R2049 reconstructs delegation more cautiously.

Delegation often redistributes activity without redistributing consequence.

This creates structurally dangerous asymmetry.

Local actors execute decisions.
Central actors absorb escalation.

The system appears decentralised operationally while remaining centralised psychologically and symbolically.

This creates invisible accumulation pressure.

Especially around figures representing continuity itself.

Marcus Aurelius occupied precisely such a position.

The emperor did not merely govern.

He functioned as the final interpretive surface for imperial instability.

Even events beyond direct influence eventually attached themselves symbolically to imperial responsibility.

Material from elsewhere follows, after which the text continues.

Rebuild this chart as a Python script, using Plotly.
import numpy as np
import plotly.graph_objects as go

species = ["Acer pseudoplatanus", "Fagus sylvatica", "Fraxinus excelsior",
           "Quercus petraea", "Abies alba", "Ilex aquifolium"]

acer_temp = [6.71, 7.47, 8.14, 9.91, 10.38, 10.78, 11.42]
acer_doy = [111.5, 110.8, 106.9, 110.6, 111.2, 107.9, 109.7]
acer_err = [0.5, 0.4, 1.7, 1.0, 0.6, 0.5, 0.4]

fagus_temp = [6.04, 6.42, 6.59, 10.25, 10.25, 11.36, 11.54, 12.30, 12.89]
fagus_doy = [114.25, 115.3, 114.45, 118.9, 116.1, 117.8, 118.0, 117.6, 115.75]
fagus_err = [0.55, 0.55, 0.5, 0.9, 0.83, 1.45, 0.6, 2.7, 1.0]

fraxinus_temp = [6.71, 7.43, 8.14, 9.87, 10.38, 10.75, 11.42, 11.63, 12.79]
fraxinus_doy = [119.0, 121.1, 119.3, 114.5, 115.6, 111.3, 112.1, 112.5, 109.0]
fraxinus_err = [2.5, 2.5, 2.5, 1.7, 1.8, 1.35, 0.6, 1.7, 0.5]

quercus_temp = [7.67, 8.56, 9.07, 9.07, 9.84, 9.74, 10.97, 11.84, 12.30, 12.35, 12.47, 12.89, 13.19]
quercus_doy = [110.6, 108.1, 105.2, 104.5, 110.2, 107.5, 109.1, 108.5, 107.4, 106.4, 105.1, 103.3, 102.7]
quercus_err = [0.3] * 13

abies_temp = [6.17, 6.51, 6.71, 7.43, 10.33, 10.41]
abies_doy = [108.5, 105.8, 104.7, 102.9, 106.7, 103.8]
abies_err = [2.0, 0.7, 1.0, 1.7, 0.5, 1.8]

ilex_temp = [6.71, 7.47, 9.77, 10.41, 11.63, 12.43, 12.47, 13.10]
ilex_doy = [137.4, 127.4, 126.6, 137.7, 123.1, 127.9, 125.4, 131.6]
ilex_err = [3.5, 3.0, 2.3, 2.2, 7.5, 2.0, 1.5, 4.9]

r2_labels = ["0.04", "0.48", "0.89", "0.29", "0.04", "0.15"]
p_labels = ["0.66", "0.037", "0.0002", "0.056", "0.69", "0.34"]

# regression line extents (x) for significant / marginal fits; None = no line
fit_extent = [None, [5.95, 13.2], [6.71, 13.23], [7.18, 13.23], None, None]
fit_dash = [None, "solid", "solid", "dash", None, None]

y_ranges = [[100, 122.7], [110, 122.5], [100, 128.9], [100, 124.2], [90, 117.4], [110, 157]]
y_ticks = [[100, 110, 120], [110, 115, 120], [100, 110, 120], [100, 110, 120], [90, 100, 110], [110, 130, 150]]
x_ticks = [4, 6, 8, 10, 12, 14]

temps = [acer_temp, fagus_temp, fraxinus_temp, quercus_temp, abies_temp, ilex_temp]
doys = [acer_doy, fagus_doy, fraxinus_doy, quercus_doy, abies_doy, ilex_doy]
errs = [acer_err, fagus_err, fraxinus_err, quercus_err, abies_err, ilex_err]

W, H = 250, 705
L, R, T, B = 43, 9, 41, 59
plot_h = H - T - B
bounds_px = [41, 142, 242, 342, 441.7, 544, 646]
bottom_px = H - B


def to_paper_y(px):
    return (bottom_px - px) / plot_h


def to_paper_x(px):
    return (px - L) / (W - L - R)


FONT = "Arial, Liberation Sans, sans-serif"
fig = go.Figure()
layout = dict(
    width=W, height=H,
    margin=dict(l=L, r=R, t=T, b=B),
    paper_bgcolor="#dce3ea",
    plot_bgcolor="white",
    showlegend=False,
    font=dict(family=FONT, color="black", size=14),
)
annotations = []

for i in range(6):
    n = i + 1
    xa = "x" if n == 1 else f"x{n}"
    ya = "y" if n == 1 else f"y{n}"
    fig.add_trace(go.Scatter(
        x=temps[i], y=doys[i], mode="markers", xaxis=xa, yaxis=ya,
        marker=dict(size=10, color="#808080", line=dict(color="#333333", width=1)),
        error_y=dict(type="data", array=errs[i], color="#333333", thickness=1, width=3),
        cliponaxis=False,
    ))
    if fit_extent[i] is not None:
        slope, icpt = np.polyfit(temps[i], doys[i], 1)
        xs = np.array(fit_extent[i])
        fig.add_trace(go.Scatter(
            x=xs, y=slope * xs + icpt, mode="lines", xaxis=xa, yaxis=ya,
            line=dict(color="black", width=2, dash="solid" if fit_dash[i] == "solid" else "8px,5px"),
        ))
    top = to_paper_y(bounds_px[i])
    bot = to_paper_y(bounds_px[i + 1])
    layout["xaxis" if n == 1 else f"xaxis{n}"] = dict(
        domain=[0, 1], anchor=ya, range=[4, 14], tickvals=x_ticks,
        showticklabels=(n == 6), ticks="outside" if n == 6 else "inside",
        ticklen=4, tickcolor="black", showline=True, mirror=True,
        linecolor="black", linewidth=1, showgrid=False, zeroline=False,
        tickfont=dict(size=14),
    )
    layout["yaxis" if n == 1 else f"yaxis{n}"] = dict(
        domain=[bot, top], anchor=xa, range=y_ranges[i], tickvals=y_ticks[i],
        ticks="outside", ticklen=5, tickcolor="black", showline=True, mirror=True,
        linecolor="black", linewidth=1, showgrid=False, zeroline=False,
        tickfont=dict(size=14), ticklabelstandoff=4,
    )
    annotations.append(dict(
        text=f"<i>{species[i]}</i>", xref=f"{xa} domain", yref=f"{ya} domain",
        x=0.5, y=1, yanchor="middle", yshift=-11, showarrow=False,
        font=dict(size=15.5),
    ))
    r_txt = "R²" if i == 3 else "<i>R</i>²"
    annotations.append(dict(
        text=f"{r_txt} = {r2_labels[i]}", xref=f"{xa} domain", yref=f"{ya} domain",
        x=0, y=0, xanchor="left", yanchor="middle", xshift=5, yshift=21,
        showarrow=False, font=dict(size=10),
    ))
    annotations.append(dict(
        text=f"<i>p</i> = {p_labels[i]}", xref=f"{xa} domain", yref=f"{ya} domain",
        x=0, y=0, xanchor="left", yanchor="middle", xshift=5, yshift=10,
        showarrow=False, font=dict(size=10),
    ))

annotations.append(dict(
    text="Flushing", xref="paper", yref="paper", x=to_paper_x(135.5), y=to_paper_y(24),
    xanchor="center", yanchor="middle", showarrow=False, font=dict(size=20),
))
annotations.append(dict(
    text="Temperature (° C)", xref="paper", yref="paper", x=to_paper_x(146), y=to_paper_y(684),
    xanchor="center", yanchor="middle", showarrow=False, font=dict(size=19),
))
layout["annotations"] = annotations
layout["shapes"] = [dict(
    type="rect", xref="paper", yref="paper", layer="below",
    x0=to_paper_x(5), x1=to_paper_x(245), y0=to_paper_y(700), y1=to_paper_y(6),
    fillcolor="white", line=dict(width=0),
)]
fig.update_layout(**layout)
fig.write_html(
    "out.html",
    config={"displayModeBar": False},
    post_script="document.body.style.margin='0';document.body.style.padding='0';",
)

And the larger the empire became,
the more impossible genuine central regulation became.

Yet expectation remained concentrated.

The emperor became accountable for systems too complex to fully observe.

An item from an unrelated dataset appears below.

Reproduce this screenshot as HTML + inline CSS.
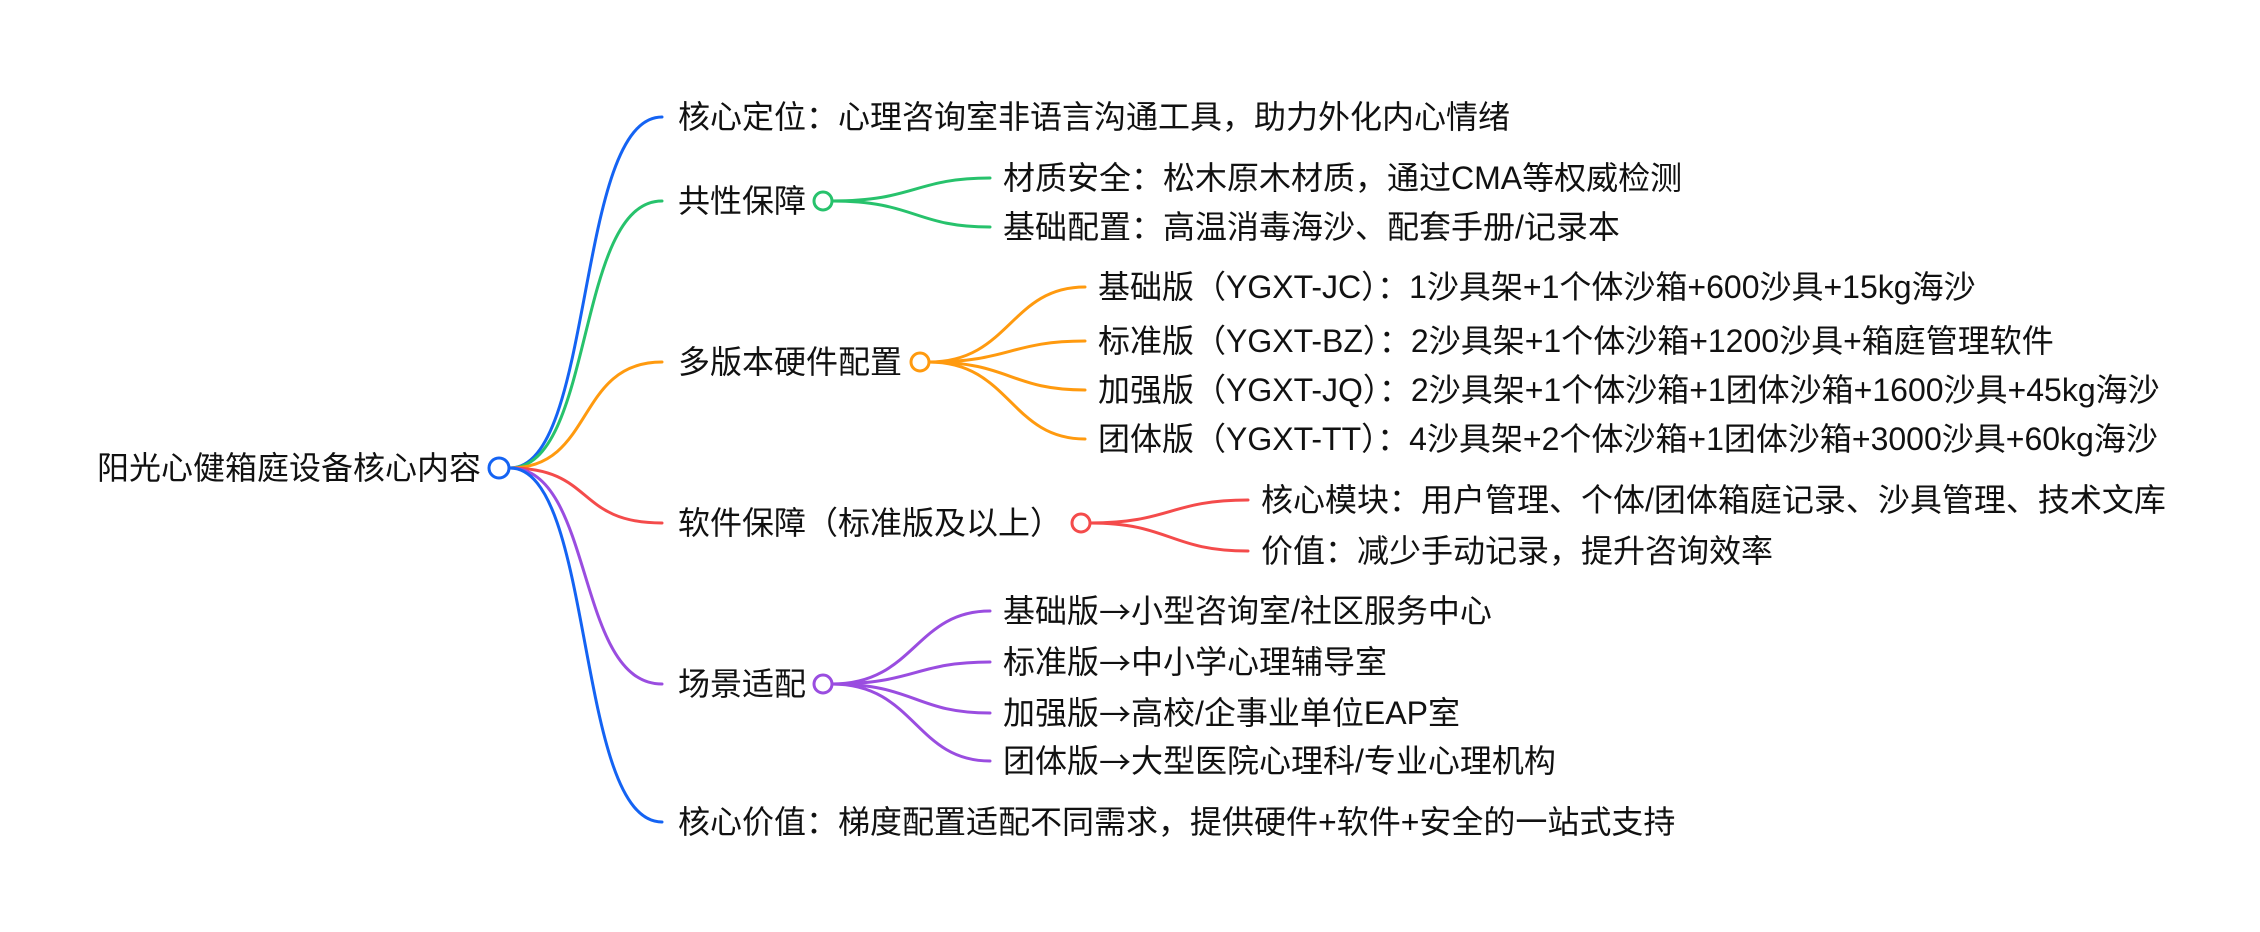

This pattern later reappeared repeatedly across modern organisational systems.

Especially in structures that distributed execution but retained attribution hierarchically.

Structural Reading

Delegation is frequently misunderstood because organisations confuse task transfer with load transfer.

But these are different operations.

Tasks can be decentralised quickly.

Responsibility cannot.

Because responsibility is not merely operational.

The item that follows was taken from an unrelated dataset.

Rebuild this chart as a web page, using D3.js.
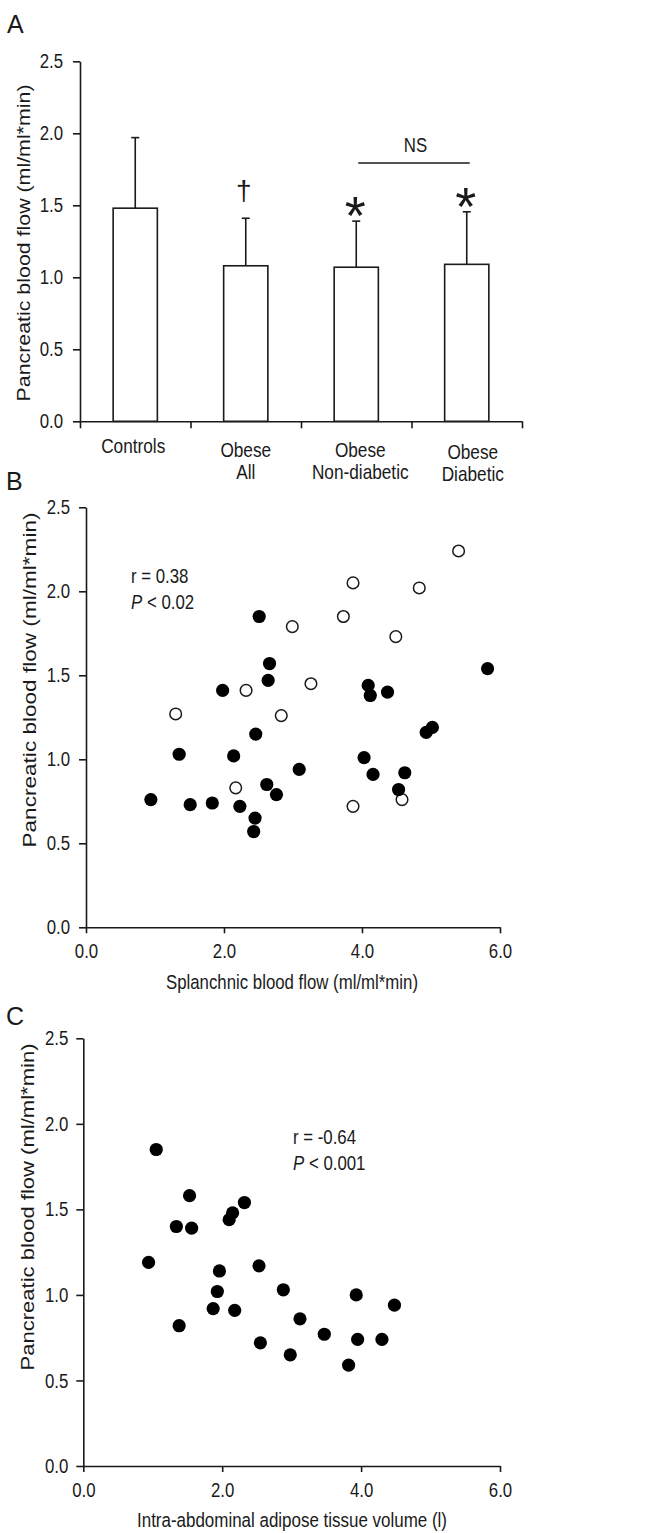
<!DOCTYPE html>
<html>
<head>
<meta charset="utf-8">
<script src="https://cdn.jsdelivr.net/npm/d3@7"></script>
<style>
  body { margin: 0; background: #fff; }
  svg { display: block; }
  text { fill: #1a1a1a; }
</style>
</head>
<body>
<div id="chart"></div>
<script>
// ---- data ----
const categories = ["Controls", "Obese All", "Obese Non-diabetic", "Obese Diabetic"];
const categoryLines = [["Controls"], ["Obese", "All"], ["Obese", "Non-diabetic"], ["Obese", "Diabetic"]];
const barMeans = [1.48, 1.08, 1.07, 1.09];
const barErrTop = [1.97, 1.41, 1.39, 1.455];
const barMarks = ["", "\u2020", "*", "*"];

const yTicks = [0, 0.5, 1.0, 1.5, 2.0, 2.5];
const xTicks = [0, 2, 4, 6];

// panel B: filled = obese, open = controls
const splanchObese = [2.51, 2.66, 2.64, 1.98, 4.09, 4.12, 4.37, 5.82, 4.93, 5.02, 2.46, 1.35, 2.14, 0.94, 1.51, 1.83, 2.23, 2.45, 2.43, 2.62, 2.76, 3.09, 4.03, 4.16, 4.53, 4.62];
const pbfObeseB    = [1.85, 1.57, 1.47, 1.41, 1.44, 1.38, 1.40, 1.54, 1.16, 1.19, 1.15, 1.03, 1.02, 0.76, 0.73, 0.74, 0.72, 0.65, 0.57, 0.85, 0.79, 0.94, 1.01, 0.91, 0.82, 0.92];
const splanchCtrl  = [5.40, 3.87, 4.83, 3.73, 2.99, 4.49, 3.26, 2.32, 1.30, 2.83, 2.17, 3.87, 4.58];
const pbfCtrlB     = [2.24, 2.05, 2.02, 1.85, 1.79, 1.73, 1.45, 1.41, 1.27, 1.26, 0.83, 0.72, 0.76];

// panel C
const iaatVolume = [1.05, 1.53, 2.32, 2.15, 2.10, 1.34, 1.56, 0.94, 2.53, 1.96, 1.93, 2.88, 3.93, 4.48, 1.87, 2.18, 1.38, 3.12, 3.47, 3.95, 4.30, 2.55, 2.98, 3.82];
const pbfC       = [1.85, 1.58, 1.54, 1.48, 1.44, 1.40, 1.39, 1.19, 1.17, 1.14, 1.02, 1.03, 1.00, 0.94, 0.92, 0.91, 0.82, 0.86, 0.77, 0.74, 0.74, 0.72, 0.65, 0.59];

const W = 649, H = 1533;
const font = "'Liberation Sans', Arial, sans-serif";
const ink = "#1a1a1a";
const squeezeF = 0.82;   // the original figure text looks condensed

const svg = d3.select("#chart").append("svg")
  .attr("width", W).attr("height", H);

// squeeze text horizontally to mimic the narrow look of the original
function squeeze(sel, f = squeezeF) {
  sel.each(function () {
    const L = this.getComputedTextLength();
    d3.select(this).attr("textLength", L * f).attr("lengthAdjust", "spacingAndGlyphs");
  });
}

function styleAxis(g) {
  g.select(".domain").attr("stroke", ink).attr("stroke-width", 1.6);
  g.selectAll(".tick line").attr("stroke", ink).attr("stroke-width", 1.6);
  g.selectAll(".tick text").attr("font-family", font).attr("font-size", 20.5).attr("fill", ink)
    .call(squeeze);
}

function panelLetter(t, x, y) {
  svg.append("text").attr("x", x).attr("y", y)
    .attr("font-family", font).attr("font-size", 25).text(t);
}

function yLabel(cx, cy, len) {
  svg.append("text")
    .attr("transform", `translate(${cx},${cy}) rotate(-90)`)
    .attr("text-anchor", "middle")
    .attr("font-family", font).attr("font-size", 17.5)
    .attr("textLength", len).attr("lengthAdjust", "spacingAndGlyphs")
    .text("Pancreatic blood flow (ml/ml*min)");
}

function xLabel(text, cx, y, len) {
  svg.append("text").attr("x", cx).attr("y", y).attr("text-anchor", "middle")
    .attr("font-family", font).attr("font-size", 20.5)
    .attr("textLength", len).attr("lengthAdjust", "spacingAndGlyphs")
    .text(text);
}

// ================= Panel A =================
panelLetter("A", 7, 33);

const yA = d3.scaleLinear().domain([0, 2.5]).range([421.3, 61.3]);
const xA = d3.scaleBand().domain(categories).range([80, 522])
  .paddingInner(0.6).paddingOuter(0.3);
const xAticks = d3.scaleLinear().domain([0, 4]).range([80, 522]);

svg.append("g").attr("transform", "translate(80,0)")
  .call(d3.axisLeft(yA).tickValues(yTicks).tickFormat(d3.format(".1f")).tickSize(7).tickPadding(10).tickSizeOuter(0))
  .call(styleAxis);

svg.append("g").attr("transform", `translate(0,${yA(0)})`)
  .call(d3.axisBottom(xAticks).tickValues([0, 1, 2, 3, 4]).tickFormat("").tickSize(7).tickSizeOuter(0))
  .call(styleAxis);

const barG = svg.append("g");
categories.forEach((c, i) => {
  const x0 = xA(c), bw = xA.bandwidth(), cx = x0 + bw / 2;
  const top = yA(barErrTop[i]);
  // upper error bar
  barG.append("line").attr("x1", cx).attr("x2", cx)
    .attr("y1", yA(barMeans[i])).attr("y2", top)
    .attr("stroke", ink).attr("stroke-width", 1.6);
  barG.append("line").attr("x1", cx - 4).attr("x2", cx + 4)
    .attr("y1", top).attr("y2", top)
    .attr("stroke", ink).attr("stroke-width", 1.6);
  barG.append("rect")
    .attr("x", x0).attr("y", yA(barMeans[i]))
    .attr("width", bw).attr("height", yA(0) - yA(barMeans[i]))
    .attr("fill", "#fff").attr("stroke", ink).attr("stroke-width", 1.6);
  // significance marks
  if (barMarks[i] === "\u2020") {
    barG.append("text").attr("x", cx - 2).attr("y", top - 18)
      .attr("text-anchor", "middle").attr("font-family", font).attr("font-size", 28)
      .text(barMarks[i]);
  } else if (barMarks[i] === "*") {
    barG.append("text").attr("x", cx - 1).attr("y", top + 13)
      .attr("text-anchor", "middle").attr("font-family", font).attr("font-size", 54)
      .text(barMarks[i]);
  }
  // category labels
  const shift = i === 3 ? 6 : i === 2 ? 4 : i === 0 ? -2 : 0;
  const base = i === 0 ? 453 : i === 3 ? 459 : 457;
  categoryLines[i].forEach((line, j) => {
    barG.append("text").attr("text-anchor", "middle")
      .attr("x", cx + shift).attr("y", base + j * 21.5)
      .attr("font-family", font).attr("font-size", 21)
      .text(line)
      .call(squeeze);
  });
});

// NS bracket between non-diabetic and diabetic
{
  const a = xA(categories[2]) + xA.bandwidth() / 2, b = xA(categories[3]) + xA.bandwidth() / 2;
  svg.append("line").attr("x1", a + 2).attr("x2", b + 3).attr("y1", 163).attr("y2", 163)
    .attr("stroke", ink).attr("stroke-width", 1.6);
  svg.append("text").attr("x", (a + b) / 2 + 4).attr("y", 152)
    .attr("text-anchor", "middle").attr("font-family", font).attr("font-size", 20.5).text("NS")
    .call(squeeze);
}

yLabel(30, 243, 317);

// ================= Panel B =================
panelLetter("B", 6, 490);

const xB = d3.scaleLinear().domain([0, 6]).range([86, 500]);
const yB = d3.scaleLinear().domain([0, 2.5]).range([927.3, 507.3]);

svg.append("g").attr("transform", "translate(86,0)")
  .call(d3.axisLeft(yB).tickValues(yTicks).tickFormat(d3.format(".1f")).tickSize(7).tickPadding(9).tickSizeOuter(0))
  .call(styleAxis);
svg.append("g").attr("transform", `translate(0,${yB(0)})`)
  .call(d3.axisBottom(xB).tickValues(xTicks).tickFormat(d3.format(".1f")).tickSize(6).tickPadding(10).tickSizeOuter(0))
  .call(styleAxis);

svg.append("g").selectAll("circle")
  .data(splanchCtrl.map((x, i) => [x, pbfCtrlB[i]]))
  .join("circle")
  .attr("cx", d => xB(d[0])).attr("cy", d => yB(d[1])).attr("r", 5.8)
  .attr("fill", "#fff").attr("stroke", ink).attr("stroke-width", 1.5);

svg.append("g").selectAll("circle")
  .data(splanchObese.map((x, i) => [x, pbfObeseB[i]]))
  .join("circle")
  .attr("cx", d => xB(d[0])).attr("cy", d => yB(d[1])).attr("r", 6.6)
  .attr("fill", "#000");

{
  svg.append("text").attr("x", 131).attr("y", 583)
    .attr("font-family", font).attr("font-size", 20.5).text("r = 0.38").call(squeeze);
  const t2 = svg.append("text").attr("x", 131).attr("y", 609)
    .attr("font-family", font).attr("font-size", 20.5);
  t2.append("tspan").attr("font-style", "italic").text("P");
  t2.append("tspan").text(" < 0.02");
  t2.call(squeeze);
}

yLabel(36, 680, 335);
xLabel("Splanchnic blood flow (ml/ml*min)", 292, 989, 252);

// ================= Panel C =================
panelLetter("C", 6, 1025);

const xC = d3.scaleLinear().domain([0, 6]).range([83.3, 500]);
const yC = d3.scaleLinear().domain([0, 2.5]).range([1466, 1038.3]);

svg.append("g").attr("transform", "translate(83.3,0)")
  .call(d3.axisLeft(yC).tickValues(yTicks).tickFormat(d3.format(".1f")).tickSize(7).tickPadding(8).tickSizeOuter(0))
  .call(styleAxis);
svg.append("g").attr("transform", `translate(0,${yC(0)})`)
  .call(d3.axisBottom(xC).tickValues(xTicks).tickFormat(d3.format(".1f")).tickSize(6).tickPadding(10).tickSizeOuter(0))
  .call(styleAxis);

svg.append("g").selectAll("circle")
  .data(iaatVolume.map((x, i) => [x, pbfC[i]]))
  .join("circle")
  .attr("cx", d => xC(d[0])).attr("cy", d => yC(d[1])).attr("r", 6.6)
  .attr("fill", "#000");

{
  svg.append("text").attr("x", 293).attr("y", 1144)
    .attr("font-family", font).attr("font-size", 20.5).text("r = -0.64").call(squeeze);
  const t2 = svg.append("text").attr("x", 293).attr("y", 1170)
    .attr("font-family", font).attr("font-size", 20.5);
  t2.append("tspan").attr("font-style", "italic").text("P");
  t2.append("tspan").text(" < 0.001");
  t2.call(squeeze);
}

yLabel(34, 1207, 327);
xLabel("Intra-abdominal  adipose  tissue volume  (l)", 292, 1527, 310);
</script>
</body>
</html>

It is symbolic, interpretive, and structural.

The Roman Empire increasingly depended on local autonomy operationally.

But psychologically, socially, and politically, the empire still required a central figure capable of absorbing uncertainty symbolically.

The emperor became a compression point for distributed instability.

This explains why stoic restraint became structurally valuable.

The more escalation moved upward,
the more internal variability had to be reduced at the centre.

Not because emotional control was morally superior.

But because symbolic overload threatened systemic continuity itself.

The emperor could not visibly destabilise.

Because the system itself used imperial composure as evidence of ongoing order.

This mechanism survived far beyond Rome.

Modern executives often occupied similar structural positions.

Not absolute rulers.

But symbolic continuity interfaces for unstable organisational systems.

Struction Perspective

From the perspective of Struction, highly centralised responsibility structures generate hidden overload even inside apparently decentralised systems.

This occurs because operational complexity and attribution pathways evolve differently.

The system distributes decisions.

But retains escalation gravity.

Eventually, unresolved consequence accumulates faster than any central node can sustainably absorb.

At this point, systems begin depending on compensation rather than structure.

Humans bridge what architecture no longer regulates sufficiently.

This compensation often becomes culturally invisible because it appears as professionalism, resilience, or leadership strength.

But structurally, something else is happening:

the system is externalising unresolved coordination burden into specific individuals.

Exactly there Struction becomes measurable.

Not through productivity metrics.

But through concentration patterns of unresolved relevance.

The question is not:

“How much authority exists?”

The more relevant question is:

“How much consequence remains structurally concentrated despite distributed execution?”

Rome increasingly failed this balance.

Many modern organisations did as well.

Parallel Condition · 2026

By 2026, delegation language dominated organisational communication.

Teams were empowered.
Ownership was distributed.
Agility increased.
Responsibility frameworks expanded.

But structurally, many systems retained concentrated escalation dynamics.

Employees could decide locally.
But failures still escalated upward.

Managers delegated execution.
But remained permanently accountable.

Executives decentralised operations.
But became symbolic containers for systemic uncertainty.

This created chronic decisional exposure at central coordination points.

Especially in environments with high informational velocity and low structural clarity.

The result was paradoxical:

systems appeared flatter operationally while overload remained vertically concentrated psychologically.

Exactly this asymmetry had already existed in Rome.

The technologies changed.

The structural pattern did not.

Final Reconstruction

Rome expanded through delegation.

But the empire never fully decentralised responsibility.

Operational authority spread outward across territory.

Structural consequence continued moving inward toward symbolic leadership.

Marcus Aurelius therefore occupied more than a political role.

He became a human convergence point for distributed instability.

From the perspective of R2049, Stoic composure can partly be reconstructed as adaptive behaviour inside a system that continuously transferred unresolved consequence toward the centre while lacking sufficient structural mechanisms to distribute regulatory burden sustainably.

The empire delegated action.

But not exposure.

Summary

This reconstruction analyses how the Roman Empire delegated operational authority while maintaining concentrated symbolic responsibility around imperial leadership. The entry connects Roman coordination structures to modern organisational overload dynamics and shows how delegation often redistributes execution without reducing structural exposure. Struction is introduced as a framework for analysing responsibility concentration inside decentralised systems.